After training at the National College of Art under the guidance of Maurice McGonigal, Una had become a versatile and prolific artist. She worked in oils and watercolours, painted portraits and landscapes, and in her latter career developed an angular, almost cubist style. Saturated with colour, her work is social, witty and observant. She sketched, was involved in magazine and book illustration, was an expert calligrapher and had a flair for design. (She won an Irish Arts Council commission to design a symbol to commemorate the 50th anniversary of the 1916 Easter Rising.)
She was a member of the influential Society of Dublin Painters which featured a strong female membership, among them May Guinness, Grace Henry, Mary Swanzy, Mainie Jellet and Evie Hone, with whom she also showed.
One of her paintings, The Four Masters (1959), still hangs in the small suburban branch library in Phibsboro where she worked as a librarian. Another, The People’s Gardens (1963), is in the collection of the Dublin City Gallery (Hugh Lane).

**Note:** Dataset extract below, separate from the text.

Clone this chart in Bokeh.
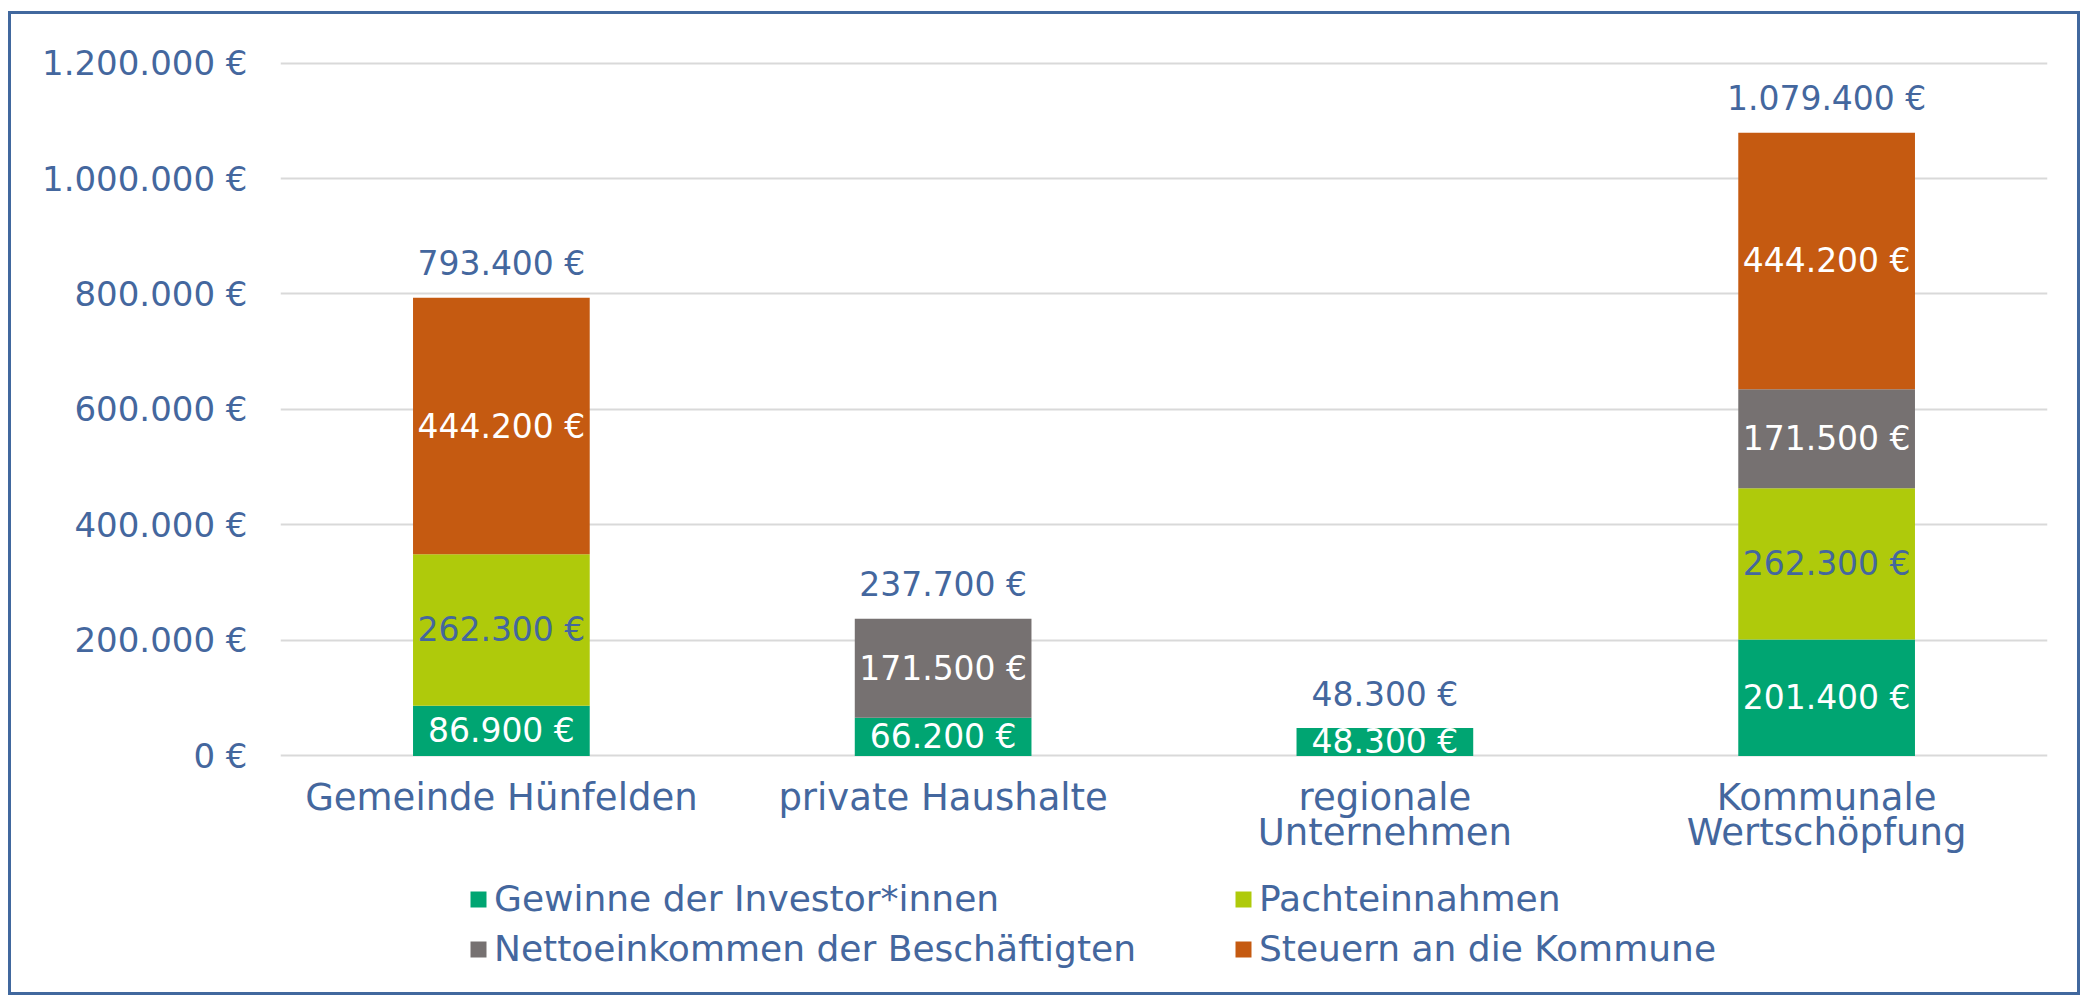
from bokeh.plotting import figure
from bokeh.models import ColumnDataSource, FactorRange, Range1d, FixedTicker, Legend, LegendItem
from bokeh.core.properties import value
from bokeh.embed import file_html
from bokeh.resources import INLINE

categories = ["Gemeinde Hünfelden", "private Haushalte", "regionale Unternehmen", "Kommunale Wertschöpfung"]
category_labels = ["Gemeinde Hünfelden", "private Haushalte", "regionale\nUnternehmen", "Kommunale\nWertschöpfung"]
series_names = ["Gewinne der Investor*innen", "Pachteinnahmen", "Nettoeinkommen der Beschäftigten", "Steuern an die Kommune"]
gewinne = [86900, 66200, 48300, 201400]
pacht = [262300, 0, 0, 262300]
netto = [0, 171500, 0, 171500]
steuern = [444200, 0, 0, 444200]
totals = [793400, 237700, 48300, 1079400]
y_ticks = [0, 200000, 400000, 600000, 800000, 1000000, 1200000]
y_tick_labels = ["0 €", "200.000 €", "400.000 €", "600.000 €", "800.000 €", "1.000.000 €", "1.200.000 €"]

colors = ["#00A572", "#AFCA0B", "#767171", "#C55A11"]
label_colors = ["#FFFFFF", "#44679E", "#FFFFFF", "#FFFFFF"]
TEXT = "#44679E"
FONT = "DejaVu Sans"


def fmt(v):
    return f"{v:,}".replace(",", ".") + " €"


keys = ["gewinne", "pacht", "netto", "steuern"]
src = ColumnDataSource(dict(cat=categories, gewinne=gewinne, pacht=pacht, netto=netto, steuern=steuern))

p = figure(
    x_range=FactorRange(*categories, range_padding=0),
    y_range=Range1d(-420200, 1220000),
    width=2072, height=984,
    output_backend="svg", toolbar_location=None,
    min_border_left=269, min_border_right=36, min_border_top=37, min_border_bottom=0,
)
p.styles = {"border": "3px solid #41689E", "margin-left": "8px", "margin-top": "11px"}

renderers = p.vbar_stack(keys, x="cat", width=0.4, color=colors, source=src, line_width=0)

# segment labels
all_series = [gewinne, pacht, netto, steuern]
lx, ly, lt, lc = [], [], [], []
for i, cat in enumerate(categories):
    base = 0
    for s, vals in enumerate(all_series):
        v = vals[i]
        if v > 0:
            lx.append(cat)
            ly.append(base + v / 2)
            lt.append(fmt(v))
            lc.append(label_colors[s])
        base += v
p.text(x=lx, y=ly, text=lt, text_color=lc, text_align="center", text_baseline="middle",
       text_font=value(FONT), text_font_size="33px")

# totals
p.text(x=categories, y=totals, text=[fmt(t) for t in totals], text_color=TEXT,
       text_align="center", text_baseline="middle", y_offset=-34,
       text_font=value(FONT), text_font_size="33px")

# category labels under the zero line
p.text(x=categories, y=[0] * len(categories), text=category_labels, text_color=TEXT,
       text_align="center", text_baseline="top", y_offset=20, text_line_height=0.82,
       text_font=value(FONT), text_font_size="37px")

p.outline_line_color = None
p.xgrid.grid_line_color = None
p.xaxis.visible = False
p.ygrid.ticker = FixedTicker(ticks=y_ticks)
p.ygrid.grid_line_color = "#D9D9D9"
p.ygrid.grid_line_width = 2

p.yaxis.ticker = FixedTicker(ticks=y_ticks)
p.yaxis.major_label_overrides = {t: l for t, l in zip(y_ticks, y_tick_labels)}
p.yaxis.axis_line_color = None
p.yaxis.major_tick_line_color = None
p.yaxis.minor_tick_line_color = None
p.yaxis.major_label_text_color = TEXT
p.yaxis.major_label_text_font = FONT
p.yaxis.major_label_text_font_size = "34px"
p.yaxis.major_label_standoff = 27

legend = Legend(
    items=[LegendItem(label=n, renderers=[r]) for n, r in zip(series_names, renderers)],
    location=(188, 29), orientation="horizontal", ncols=2,
    label_text_font=FONT, label_text_font_size="36px", label_text_color=TEXT,
    glyph_width=20, glyph_height=20, label_standoff=6, label_height=34, label_width=730,
    spacing=9, padding=0, margin=0, border_line_color=None, background_fill_alpha=0,
)
p.add_layout(legend, "center")

open("out.html", "w").write(file_html(p, INLINE))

Yet Una’s reputation has remained in the shadows.
The reason is, perhaps, related to her premature death. In 1966, a year after her untimely death, Una’s grieving husband, Eugene Watters, the Irish language novelist and poet, organized a memorial exhibition of 37 of her oil paintings, after which, heartbroken by her loss, he distributed her work widely among friends and family. This has meant that although she is loved and admired by those who are lucky enough to own an original Watters, her work has not reached a wider public.
For the past two years, I have been trying to change that. With the help of Una’s family and friends, we have managed to track down 23 of the 37 works in her posthumous 1966 show, and are on the lookout for more with a view to mounting a retrospective exhibition.
Slowly but surely, we hope to bring Una’s name into the light. Alexa Bauer has lit the first fuse. See Herstory 2020 for Alexa’s full essay: https://www.rte.ie/culture/herstory/2020/0128/1111507-herstory-illuminated-una-watters/
The Una Watters paintings you have located are so beautiful, Mary. This is such a great thing that you are doing. I look forward to seeing the paintings exhibited one day soon.